_Information shown_.
start

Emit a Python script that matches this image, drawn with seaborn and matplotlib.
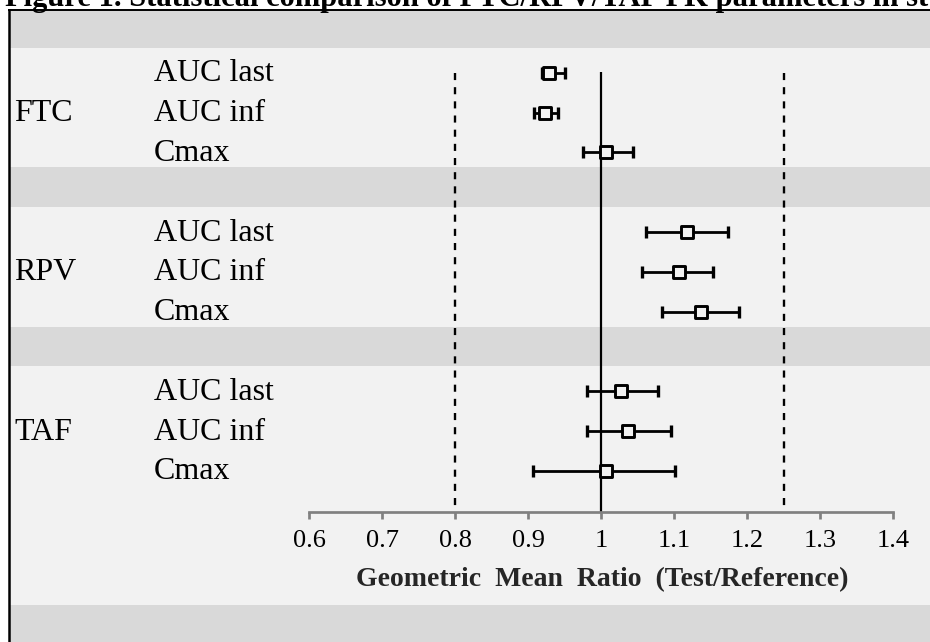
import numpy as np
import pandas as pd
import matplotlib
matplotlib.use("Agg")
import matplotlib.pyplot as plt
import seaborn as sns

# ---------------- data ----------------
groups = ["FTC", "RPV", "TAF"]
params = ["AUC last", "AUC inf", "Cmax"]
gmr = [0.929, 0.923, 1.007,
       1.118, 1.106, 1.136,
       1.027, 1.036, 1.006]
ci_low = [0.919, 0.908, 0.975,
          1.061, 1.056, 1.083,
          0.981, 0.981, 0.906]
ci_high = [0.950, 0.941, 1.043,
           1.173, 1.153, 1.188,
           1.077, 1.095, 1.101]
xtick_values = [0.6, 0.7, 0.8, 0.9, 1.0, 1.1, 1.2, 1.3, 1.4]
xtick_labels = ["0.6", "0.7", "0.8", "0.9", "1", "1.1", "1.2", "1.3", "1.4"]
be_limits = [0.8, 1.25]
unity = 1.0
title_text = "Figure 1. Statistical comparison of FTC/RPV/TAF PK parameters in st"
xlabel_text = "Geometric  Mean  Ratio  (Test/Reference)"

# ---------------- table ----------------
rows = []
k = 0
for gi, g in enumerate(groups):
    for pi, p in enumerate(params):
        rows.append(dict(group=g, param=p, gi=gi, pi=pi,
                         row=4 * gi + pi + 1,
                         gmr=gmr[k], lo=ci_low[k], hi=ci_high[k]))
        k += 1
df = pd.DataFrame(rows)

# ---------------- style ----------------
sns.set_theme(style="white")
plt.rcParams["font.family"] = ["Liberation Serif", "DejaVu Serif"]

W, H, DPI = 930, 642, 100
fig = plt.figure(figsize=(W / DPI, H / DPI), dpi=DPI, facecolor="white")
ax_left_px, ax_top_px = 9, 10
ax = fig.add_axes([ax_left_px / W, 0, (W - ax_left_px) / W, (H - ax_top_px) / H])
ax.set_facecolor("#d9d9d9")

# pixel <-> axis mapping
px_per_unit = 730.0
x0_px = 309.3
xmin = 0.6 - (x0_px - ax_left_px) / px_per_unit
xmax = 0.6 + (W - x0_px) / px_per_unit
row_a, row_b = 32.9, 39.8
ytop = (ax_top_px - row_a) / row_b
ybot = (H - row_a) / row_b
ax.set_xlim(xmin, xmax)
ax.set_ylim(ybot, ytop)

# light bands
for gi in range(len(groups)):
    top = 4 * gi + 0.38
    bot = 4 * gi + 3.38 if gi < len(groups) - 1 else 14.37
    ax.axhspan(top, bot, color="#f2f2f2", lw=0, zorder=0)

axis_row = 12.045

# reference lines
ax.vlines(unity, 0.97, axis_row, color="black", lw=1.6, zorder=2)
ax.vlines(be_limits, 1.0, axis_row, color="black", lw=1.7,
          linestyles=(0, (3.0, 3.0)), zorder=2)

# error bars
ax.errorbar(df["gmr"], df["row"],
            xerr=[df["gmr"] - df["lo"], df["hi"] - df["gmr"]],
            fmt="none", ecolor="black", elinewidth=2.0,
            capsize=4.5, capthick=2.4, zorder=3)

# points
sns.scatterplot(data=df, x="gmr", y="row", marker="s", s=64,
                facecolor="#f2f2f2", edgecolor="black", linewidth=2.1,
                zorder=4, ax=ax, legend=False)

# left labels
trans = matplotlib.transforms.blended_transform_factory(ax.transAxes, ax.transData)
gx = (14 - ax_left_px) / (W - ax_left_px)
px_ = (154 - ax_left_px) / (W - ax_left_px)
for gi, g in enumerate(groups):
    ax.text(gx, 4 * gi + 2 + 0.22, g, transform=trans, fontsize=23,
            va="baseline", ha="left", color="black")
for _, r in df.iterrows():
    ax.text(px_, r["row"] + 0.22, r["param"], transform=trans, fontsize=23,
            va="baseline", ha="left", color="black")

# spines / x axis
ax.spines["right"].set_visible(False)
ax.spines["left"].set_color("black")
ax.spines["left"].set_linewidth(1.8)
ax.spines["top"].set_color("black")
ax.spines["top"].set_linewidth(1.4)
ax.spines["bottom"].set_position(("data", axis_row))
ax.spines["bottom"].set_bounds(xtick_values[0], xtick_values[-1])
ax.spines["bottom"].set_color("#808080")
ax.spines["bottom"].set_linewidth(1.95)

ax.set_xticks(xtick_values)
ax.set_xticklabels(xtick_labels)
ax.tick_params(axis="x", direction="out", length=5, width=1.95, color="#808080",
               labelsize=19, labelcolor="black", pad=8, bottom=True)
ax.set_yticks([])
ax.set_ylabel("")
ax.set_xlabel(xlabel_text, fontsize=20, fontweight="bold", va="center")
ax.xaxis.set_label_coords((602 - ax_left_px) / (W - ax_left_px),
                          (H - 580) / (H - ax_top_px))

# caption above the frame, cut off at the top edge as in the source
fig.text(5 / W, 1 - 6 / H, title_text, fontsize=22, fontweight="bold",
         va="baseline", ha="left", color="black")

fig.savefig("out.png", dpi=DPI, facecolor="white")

end

_Given problem_. Go through the data and count each line that has the word "matplotlib", then give the total alone.

_Output of the task_. 5